Benchmarking against Hubble’s WFC3/UVIS, Blanco’s new system delivers 1.8x the signal-to-noise per hour for point sources in the V-band at equivalent resolution, thanks to higher throughput (85% vs. Hubble’s 40% after accounting for central obstruction) and no orbital visibility constraints. For extended low-surface-brightness features like the Sombrero’s halo, the advantage grows to 3x due to vastly superior field of view and reduced need for dithering.

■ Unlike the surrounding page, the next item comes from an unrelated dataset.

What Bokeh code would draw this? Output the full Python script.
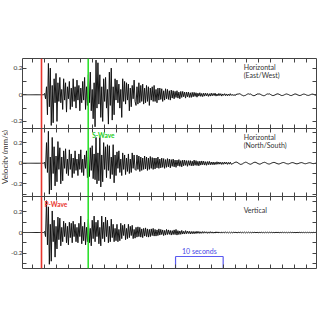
import math
from bokeh.plotting import figure
from bokeh.models import (Range1d, LinearAxis, FixedTicker, CustomJSTickFormatter,
                          Span, Label, ColumnDataSource)
from bokeh.layouts import column, row
from bokeh.embed import file_html
from bokeh.resources import INLINE

# ------------- data: ground velocity in micrometres per second (um/s) --------------
# one sample every DT seconds, first sample at t = DT
DT = 0.2
ew_um_s = [
    0, 0, 0, 0, 0, 0, 0, 0, 0, 0, 0, 0, 0, 0, 0, 0, 0, 0, 0, 0,
    0, 0, 0, 0, 10, -30, 60, -150, 235, -90, 200, -230, 70, -210, 120, -60, 160, -200, 90, -50,
    130, -60, 40, -110, 120, -40, 90, -130, 60, -30, 100, -110, 50, -90, 120, -50, 60, -100, 110, -40,
    70, -120, 50, -60, 100, -40, 130, -110, 60, -80, 150, -60, 170, -120, 40, -180, 90, -240, 260, -100,
    240, -70, 150, -170, 60, -200, 120, -50, 130, -100, 40, -220, 170, -80, 200, -190, 60, -150, 120, -40,
    110, -60, 80, -100, 40, -170, 120, -50, 100, -70, 90, -40, 80, -120, 50, -90, 70, -30, 110, -50,
    -80, 60, -70, 90, -60, 70, -50, 80, -70, 50, -60, 70, -50, 60, -80, 50, -40, 60, -50, 70,
    -50, 40, -60, 50, -40, 50, -35, 45, -50, 30, -40, 45, -30, 40, -35, 30, -40, 35, -25, 30,
    -30, 25, -20, 30, -25, 20, -30, 25, -20, 25, -15, 20, -25, 20, -15, 20, -20, 15, -20, 18,
    -15, 18, -12, 15, -18, 12, -10, 15, -12, 10, -14, 12, -10, 12, -8, 10, -12, 8, -10, 12,
    -8, 10, -6, 12, -10, 6, -8, 10, -6, 8, -10, 6, -5, 8, -7, 6, -8, 5, -6, 8,
    -5, 3, -6, 2, -7, 4, 2, 7, 5, 8, 3, -2, -5, -8, -6, -4, 1, 5, 7, 4,
    6, 2, -3, -6, -7, -4, 0, 4, 7, 5, 6, 2, -2, -5, -7, -6, -2, 3, 6, 5,
    7, 3, -1, -5, -6, -4, -1, 3, 6, 7, 4, 1, -3, -6, -5, -3, 1, 4, 6, 4,
    2, -2, -5, -6, -3, 0, 4, 6, 5, 2, -2, -4, -6, -4, -1, 3, 5, 4, 2, -2,
    -4, -5, -3, 0, 3, 5, 4, 1, -2, -3,
]
ns_um_s = [
    0, 0, 0, 0, 0, 0, 0, 0, 0, 0, 0, 0, 0, 0, 0, 0, 0, 0, 0, 0,
    0, 0, 0, 0, 10, -50, 200, -90, 310, -300, 60, -260, 250, -100, 160, -220, 70, -180, 210, -60,
    150, -200, 60, -170, 120, -50, 140, -100, 40, -120, 130, -60, 90, -140, 50, -100, 120, -70, 40, -120,
    90, -60, 130, -90, 40, -120, 80, -50, 120, -140, 60, -130, 150, -70, 170, -150, 90, -160, 250, -200,
    100, -170, 250, -230, 80, -180, 200, -60, 160, -140, 180, -70, 170, -150, 60, -110, 180, -190, 80, -120,
    110, -50, 120, -90, 40, -120, 100, -60, 80, -110, 50, -80, 90, -100, 40, -90, 100, -50, 80, -60,
    -70, 80, -60, 70, -80, 60, -70, 50, -60, 70, -55, 60, -70, 50, -60, 65, -50, 55, -60, 50,
    -55, 50, -45, 60, -50, 40, -45, 50, -40, 45, -50, 35, -40, 45, -35, 40, -45, 35, -30, 40,
    -35, 30, -40, 30, -25, 35, -30, 25, -35, 30, -25, 30, -20, 25, -30, 25, -20, 25, -25, 20,
    -25, 30, -20, 25, -22, 18, -25, 20, -18, 22, -15, 20, -18, 15, -20, 16, -14, 18, -15, 12,
    -14, 12, -15, 10, -12, 14, -10, 12, -9, 10, -12, 9, -10, 12, -8, 10, -11, 8, -9, 10,
    -10, -6, -2, 4, 8, 12, 9, 4, -3, -8, -12, -9, -5, 2, 6, 10, 8, 3, -3, -7,
    -10, -7, -2, 4, 8, 10, 7, 2, -3, -7, -9, -6, -1, 4, 7, 9, 6, 1, -4, -7,
    -8, -5, 0, 4, 7, 8, 5, 1, -3, -6, -8, -5, -1, 3, 6, 7, 4, 0, -4, -6,
    -7, -4, 0, 4, 6, 5, 2, -2, -5, -6, -4, -1, 3, 5, 6, 3, -1, -4, -5, -3,
    0, 3, 5, 4, 1, -2, -4, -3, -1, 1,
]
vert_um_s = [
    0, 0, 0, 0, 0, 0, 0, 0, 0, 0, 0, 0, 0, 0, 0, 0, 0, 0, 0, 0,
    0, 0, 0, 0, 10, -40, 310, -120, 250, -310, 80, -280, 210, -90, 120, -240, 60, -160, 150, -70,
    140, -130, 50, -90, 110, -40, 90, -100, 60, -120, 100, -50, 90, -100, 110, -40, 80, -90, 50, -100,
    90, -40, 160, -110, 60, -80, 100, -120, 50, -90, 130, -100, 40, -130, 120, -60, 160, -90, 100, -40,
    120, -110, 50, -130, 160, -60, 100, -90, 150, -40, 120, -100, 60, -90, 130, -50, 80, -90, 40, -80,
    80, -90, 30, -80, 90, -60, 70, -30, 80, -70, 40, -60, 80, -50, 60, -30, 70, -60, 30, -55,
    50, -45, 55, -40, 50, -45, 35, -50, 40, -35, 45, -40, 35, -45, 30, -40, 35, -30, 40, -35,
    30, -35, 25, -30, 35, -25, 30, -20, 25, -30, 20, -25, 30, -20, 25, -18, 20, -25, 18, -20,
    25, -20, 30, -25, 18, -20, 15, -18, 20, -15, 12, -15, 18, -12, 14, -10, 12, -14, 10, -12,
    10, -12, 9, -10, 12, -8, 10, -9, 7, -8, 9, -7, 8, -6, 7, -8, 6, -7, 8, -6,
    6, -7, 5, -6, 7, -5, 6, -5, 4, -6, 5, -4, 6, -5, 4, -5, 5, -4, 4, -5,
    4, -5, 4, -3, 5, -4, 3, -4, 5, -3, 4, -4, 3, -3, 4, -4, 3, -3, 4, -3,
    3, -4, 3, -3, 4, -3, 3, -3, 3, -4, 3, -2, 3, -3, 2, -3, 3, -2, 3, -3,
    3, -2, 3, -3, 2, -3, 2, -2, 3, -2, 2, -3, 2, -2, 3, -2, 2, -2, 2, -3,
    2, -2, 3, -2, 2, -2, 2, -3, 2, -2, 2, -2, 3, -2, 2, -2, 2, -2, 2, -2,
    2, -2, 2, -2, 1, -2, 2, -1, 1, 0,
]
UM_PER_MM = 1000.0
times = [round(DT * (i + 1), 2) for i in range(len(ew_um_s))]

p_wave_time = 4.35
s_wave_time = 14.16
x_ticks = [2.5 * k for k in range(1, 25)]
y_major = [-0.2, 0, 0.2]
y_minor = [-0.3, -0.1, 0.1, 0.3]
scale_bar_x = [32.5, 42.5]
scale_bar_label = "10 seconds"
panel_names = [["Horizontal", "(East/West)"], ["Horizontal", "(North/South)"], ["Vertical"]]
y_title = "Velocity (mm/s)"

FONT = "Lato"
AX = "#444444"
STRIP_W = 8
x_range = Range1d(0.36, 62.1)


def make_panel(values_um, y_lo, y_hi, height, top, bottom, bottom_line):
    p = figure(width=320 - STRIP_W, height=height, x_range=x_range, y_range=Range1d(y_lo, y_hi),
               output_backend="svg", toolbar_location=None,
               x_axis_location=None, y_axis_location=None,
               min_border_left=22 - STRIP_W, min_border_right=4,
               min_border_top=top, min_border_bottom=bottom,
               background_fill_color="white", border_fill_color="white",
               outline_line_color=None)
    p.grid.visible = False
    for loc in ("left", "right"):
        ax = LinearAxis(ticker=FixedTicker(ticks=y_major, minor_ticks=y_minor),
                        major_tick_in=4, major_tick_out=0,
                        minor_tick_in=4, minor_tick_out=0,
                        axis_line_color=AX, major_tick_line_color=AX,
                        minor_tick_line_color=AX)
        if loc == "left":
            ax.formatter = CustomJSTickFormatter(code="return tick == 0 ? '0' : tick.toFixed(1);")
            ax.major_label_text_font_size = "6.5px"
            ax.major_label_text_font = FONT
            ax.major_label_text_color = "#333333"
            ax.major_label_standoff = 0
        else:
            ax.formatter = CustomJSTickFormatter(code="return '';")
            ax.major_label_text_font_size = "0px"
            ax.major_label_standoff = 0
        p.add_layout(ax, loc)
    for loc, show_line in (("above", True), ("below", bottom_line)):
        ax = LinearAxis(ticker=FixedTicker(ticks=x_ticks, minor_ticks=[]),
                        major_tick_in=4, major_tick_out=0,
                        minor_tick_in=0, minor_tick_out=0,
                        axis_line_color=AX if show_line else None,
                        major_tick_line_color=AX,
                        formatter=CustomJSTickFormatter(code="return '';"),
                        major_label_text_font_size="0px", major_label_standoff=0)
        p.add_layout(ax, loc)
    src = ColumnDataSource(data=dict(t=times, v=[u / UM_PER_MM for u in values_um]))
    p.line(x="t", y="v", source=src, line_color="#0d0d0d", line_width=0.95)
    p.add_layout(Span(location=p_wave_time, dimension="height",
                      line_color="#e8352d", line_width=1.6))
    p.add_layout(Span(location=s_wave_time, dimension="height",
                      line_color="#2ee02e", line_width=1.6))
    return p


p1 = make_panel(ew_um_s, -0.253, 0.272, 128, 58, 0, False)
p2 = make_panel(ns_um_s, -0.323, 0.337, 68, 0, 0, False)
p3 = make_panel(vert_um_s, -0.351, 0.351, 124, 0, 52, True)

# panel titles
for p, names, ys in ((p1, panel_names[0], [0.207, 0.150]),
                     (p2, panel_names[1], [0.250, 0.177]),
                     (p3, panel_names[2], [0.215])):
    for name, yy in zip(names, ys):
        p.add_layout(Label(x=46.8, y=yy, text=name, text_font=FONT, text_font_size="7px",
                           text_color="#333333", text_baseline="middle", text_align="left"))

p2.add_layout(Label(x=15.0, y=0.266, text="S-Wave", text_font=FONT, text_font_size="6.5px",
                    text_font_style="bold", text_color="#22cc22",
                    text_baseline="middle", text_align="left"))
p3.add_layout(Label(x=5.0, y=0.273, text="P-Wave", text_font=FONT, text_font_size="6.5px",
                    text_font_style="bold", text_color="#e8352d",
                    text_baseline="middle", text_align="left"))

# scale bar
bar_src = ColumnDataSource(data=dict(
    xs=[scale_bar_x, [scale_bar_x[0], scale_bar_x[0]], [scale_bar_x[1], scale_bar_x[1]]],
    ys=[[-0.234, -0.234], [-0.234, -0.351], [-0.234, -0.351]]))
p3.multi_line(xs="xs", ys="ys", source=bar_src, line_color="#5a5af0", line_width=1.2)
p3.add_layout(Label(x=sum(scale_bar_x) / 2, y=-0.176, text=scale_bar_label, text_font=FONT,
                    text_font_size="7px", text_color="#4a4ae8",
                    text_baseline="middle", text_align="center"))

# narrow strip holding the shared y-axis title
title_fig = figure(width=STRIP_W, height=320, x_range=Range1d(0, 1), y_range=Range1d(0, 1),
                   output_backend="svg", toolbar_location=None,
                   x_axis_location=None, y_axis_location=None,
                   min_border_left=0, min_border_right=0, min_border_top=0, min_border_bottom=0,
                   background_fill_color="white", border_fill_color="white",
                   outline_line_color=None)
title_fig.grid.visible = False
title_fig.add_layout(Label(x=0.5, y=0.511, text=y_title, angle=math.pi / 2, text_font=FONT,
                           text_font_size="8px", text_color="#333333",
                           text_baseline="middle", text_align="center"))

layout = row(title_fig, column(p1, p2, p3, spacing=0), spacing=0)
open("out.html", "w").write(file_html(layout, INLINE))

Implications for the Next Generation of Ground-Based Astronomy
This upgrade serves as a proof-of-concept for NOIRLab’s broader strategy: extending the life of existing 4-meter class telescopes through modular AO and wide-field implants rather than waiting for 30-meter behemoths like the GMT or TMT. It directly informs the planned AO retrofit for the Mayall 4-meter at Kitt Peak and strengthens the case for investing in adaptive optics as a scalable, incremental path to diffraction-limited ground-based astronomy. For the open-source astronomy software ecosystem, it validates investments in tools like GalSim for PSF modeling and PhotUtils for halo photometry—libraries now seeing increased adoption in ground-based survey science.
As ground-based AO matures, the distinction between “space-quality” and “ground-based” data is blurring—not because atmosphere has vanished, but because we’ve learned to undo its damage in real time. The Sombrero Galaxy, once a Hubble poster child, is now a testament to what happens when legacy iron meets cutting-edge photonics: traditional telescopes, new tricks.